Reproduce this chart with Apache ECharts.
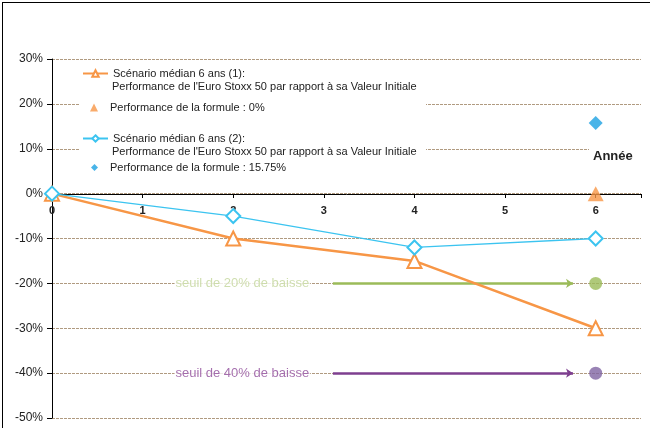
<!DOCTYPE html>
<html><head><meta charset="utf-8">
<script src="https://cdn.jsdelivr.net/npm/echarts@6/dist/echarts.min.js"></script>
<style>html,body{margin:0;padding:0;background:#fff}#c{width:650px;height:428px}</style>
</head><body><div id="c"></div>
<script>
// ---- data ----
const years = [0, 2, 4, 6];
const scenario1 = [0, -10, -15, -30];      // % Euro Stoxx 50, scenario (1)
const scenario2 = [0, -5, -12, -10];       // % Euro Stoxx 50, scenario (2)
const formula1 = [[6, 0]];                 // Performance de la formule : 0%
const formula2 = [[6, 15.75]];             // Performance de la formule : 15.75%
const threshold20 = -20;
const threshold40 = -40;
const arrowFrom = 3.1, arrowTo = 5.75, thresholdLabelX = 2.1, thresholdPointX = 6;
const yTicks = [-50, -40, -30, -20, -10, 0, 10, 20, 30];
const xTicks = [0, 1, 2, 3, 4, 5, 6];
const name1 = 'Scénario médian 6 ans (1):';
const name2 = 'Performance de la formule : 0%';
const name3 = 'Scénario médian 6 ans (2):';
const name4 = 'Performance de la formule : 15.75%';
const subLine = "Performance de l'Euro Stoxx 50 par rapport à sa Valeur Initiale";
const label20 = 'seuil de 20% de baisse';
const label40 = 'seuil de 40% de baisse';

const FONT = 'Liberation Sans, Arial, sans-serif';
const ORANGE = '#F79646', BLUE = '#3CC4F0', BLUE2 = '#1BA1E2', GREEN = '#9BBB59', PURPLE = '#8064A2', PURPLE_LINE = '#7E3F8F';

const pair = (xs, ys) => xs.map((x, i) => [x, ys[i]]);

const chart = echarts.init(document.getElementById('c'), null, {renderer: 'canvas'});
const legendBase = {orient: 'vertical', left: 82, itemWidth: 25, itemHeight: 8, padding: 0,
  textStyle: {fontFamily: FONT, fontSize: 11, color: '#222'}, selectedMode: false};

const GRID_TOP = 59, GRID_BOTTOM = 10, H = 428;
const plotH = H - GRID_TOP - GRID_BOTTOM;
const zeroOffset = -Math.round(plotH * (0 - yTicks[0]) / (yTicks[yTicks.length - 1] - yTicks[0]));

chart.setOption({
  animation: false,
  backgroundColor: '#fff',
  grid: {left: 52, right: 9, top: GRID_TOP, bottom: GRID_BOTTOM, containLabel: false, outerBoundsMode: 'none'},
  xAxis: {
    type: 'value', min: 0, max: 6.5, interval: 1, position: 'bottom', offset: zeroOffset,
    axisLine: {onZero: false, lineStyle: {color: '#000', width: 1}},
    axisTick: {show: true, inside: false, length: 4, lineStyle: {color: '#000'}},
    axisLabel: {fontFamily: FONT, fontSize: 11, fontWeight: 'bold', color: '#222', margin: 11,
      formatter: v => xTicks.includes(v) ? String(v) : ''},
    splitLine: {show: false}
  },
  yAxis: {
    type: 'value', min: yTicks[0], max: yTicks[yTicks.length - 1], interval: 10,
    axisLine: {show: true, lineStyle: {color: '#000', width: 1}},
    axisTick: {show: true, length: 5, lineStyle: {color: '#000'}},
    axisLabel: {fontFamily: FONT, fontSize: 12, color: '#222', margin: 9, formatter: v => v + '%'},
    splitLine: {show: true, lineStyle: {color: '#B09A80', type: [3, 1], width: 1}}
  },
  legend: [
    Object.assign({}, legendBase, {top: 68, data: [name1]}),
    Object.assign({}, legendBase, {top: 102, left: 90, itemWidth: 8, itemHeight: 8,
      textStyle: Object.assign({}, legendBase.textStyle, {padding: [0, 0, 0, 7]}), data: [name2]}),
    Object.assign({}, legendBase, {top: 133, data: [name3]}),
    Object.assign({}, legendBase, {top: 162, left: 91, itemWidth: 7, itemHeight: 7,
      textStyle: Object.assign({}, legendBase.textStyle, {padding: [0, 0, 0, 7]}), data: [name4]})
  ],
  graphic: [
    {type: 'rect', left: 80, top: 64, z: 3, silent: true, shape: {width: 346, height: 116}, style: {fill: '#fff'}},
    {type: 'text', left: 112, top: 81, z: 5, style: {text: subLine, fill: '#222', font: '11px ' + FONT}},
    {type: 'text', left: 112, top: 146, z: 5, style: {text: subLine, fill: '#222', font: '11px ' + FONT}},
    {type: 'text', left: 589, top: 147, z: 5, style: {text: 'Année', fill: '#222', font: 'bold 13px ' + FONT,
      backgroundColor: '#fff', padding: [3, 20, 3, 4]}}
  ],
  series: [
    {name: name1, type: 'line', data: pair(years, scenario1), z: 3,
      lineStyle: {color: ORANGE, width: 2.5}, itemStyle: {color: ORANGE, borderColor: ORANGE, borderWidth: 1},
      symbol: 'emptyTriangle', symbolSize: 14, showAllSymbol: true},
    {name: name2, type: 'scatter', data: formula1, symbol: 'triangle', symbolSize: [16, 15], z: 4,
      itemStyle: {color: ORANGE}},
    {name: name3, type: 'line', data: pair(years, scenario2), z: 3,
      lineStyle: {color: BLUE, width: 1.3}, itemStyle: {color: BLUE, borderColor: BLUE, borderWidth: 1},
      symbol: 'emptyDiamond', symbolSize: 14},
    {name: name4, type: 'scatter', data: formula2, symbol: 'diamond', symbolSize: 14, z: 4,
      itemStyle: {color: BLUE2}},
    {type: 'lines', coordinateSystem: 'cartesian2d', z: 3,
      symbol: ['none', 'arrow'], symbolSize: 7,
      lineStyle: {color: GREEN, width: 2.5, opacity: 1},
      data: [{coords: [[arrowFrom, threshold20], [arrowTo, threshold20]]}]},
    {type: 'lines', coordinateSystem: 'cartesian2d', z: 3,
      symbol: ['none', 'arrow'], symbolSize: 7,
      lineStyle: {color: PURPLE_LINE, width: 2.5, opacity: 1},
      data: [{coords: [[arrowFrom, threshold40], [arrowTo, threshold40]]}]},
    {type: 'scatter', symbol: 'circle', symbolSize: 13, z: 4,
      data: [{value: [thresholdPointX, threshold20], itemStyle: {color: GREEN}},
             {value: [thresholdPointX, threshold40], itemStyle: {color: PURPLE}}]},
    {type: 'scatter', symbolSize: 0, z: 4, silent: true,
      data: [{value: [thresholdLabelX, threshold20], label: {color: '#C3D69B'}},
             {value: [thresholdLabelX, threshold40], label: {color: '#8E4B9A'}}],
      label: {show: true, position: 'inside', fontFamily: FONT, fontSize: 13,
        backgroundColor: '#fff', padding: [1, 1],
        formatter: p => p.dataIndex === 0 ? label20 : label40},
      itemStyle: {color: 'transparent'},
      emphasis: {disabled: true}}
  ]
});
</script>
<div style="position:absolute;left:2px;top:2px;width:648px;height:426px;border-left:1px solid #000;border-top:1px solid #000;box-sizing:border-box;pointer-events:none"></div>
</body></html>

● ● ● ●

▸ **Exercise details**: Would you reproduce the lines above, from the very first through the line containing "const label40 = 'seuil de 40% de baisse';", exactly and without the pictures?

▸ **Solution below**:
Reproduce this chart with Apache ECharts.
<!DOCTYPE html>
<html><head><meta charset="utf-8">
<script src="https://cdn.jsdelivr.net/npm/echarts@6/dist/echarts.min.js"></script>
<style>html,body{margin:0;padding:0;background:#fff}#c{width:650px;height:428px}</style>
</head><body><div id="c"></div>
<script>
// ---- data ----
const years = [0, 2, 4, 6];
const scenario1 = [0, -10, -15, -30];      // % Euro Stoxx 50, scenario (1)
const scenario2 = [0, -5, -12, -10];       // % Euro Stoxx 50, scenario (2)
const formula1 = [[6, 0]];                 // Performance de la formule : 0%
const formula2 = [[6, 15.75]];             // Performance de la formule : 15.75%
const threshold20 = -20;
const threshold40 = -40;
const arrowFrom = 3.1, arrowTo = 5.75, thresholdLabelX = 2.1, thresholdPointX = 6;
const yTicks = [-50, -40, -30, -20, -10, 0, 10, 20, 30];
const xTicks = [0, 1, 2, 3, 4, 5, 6];
const name1 = 'Scénario médian 6 ans (1):';
const name2 = 'Performance de la formule : 0%';
const name3 = 'Scénario médian 6 ans (2):';
const name4 = 'Performance de la formule : 15.75%';
const subLine = "Performance de l'Euro Stoxx 50 par rapport à sa Valeur Initiale";
const label20 = 'seuil de 20% de baisse';
const label40 = 'seuil de 40% de baisse';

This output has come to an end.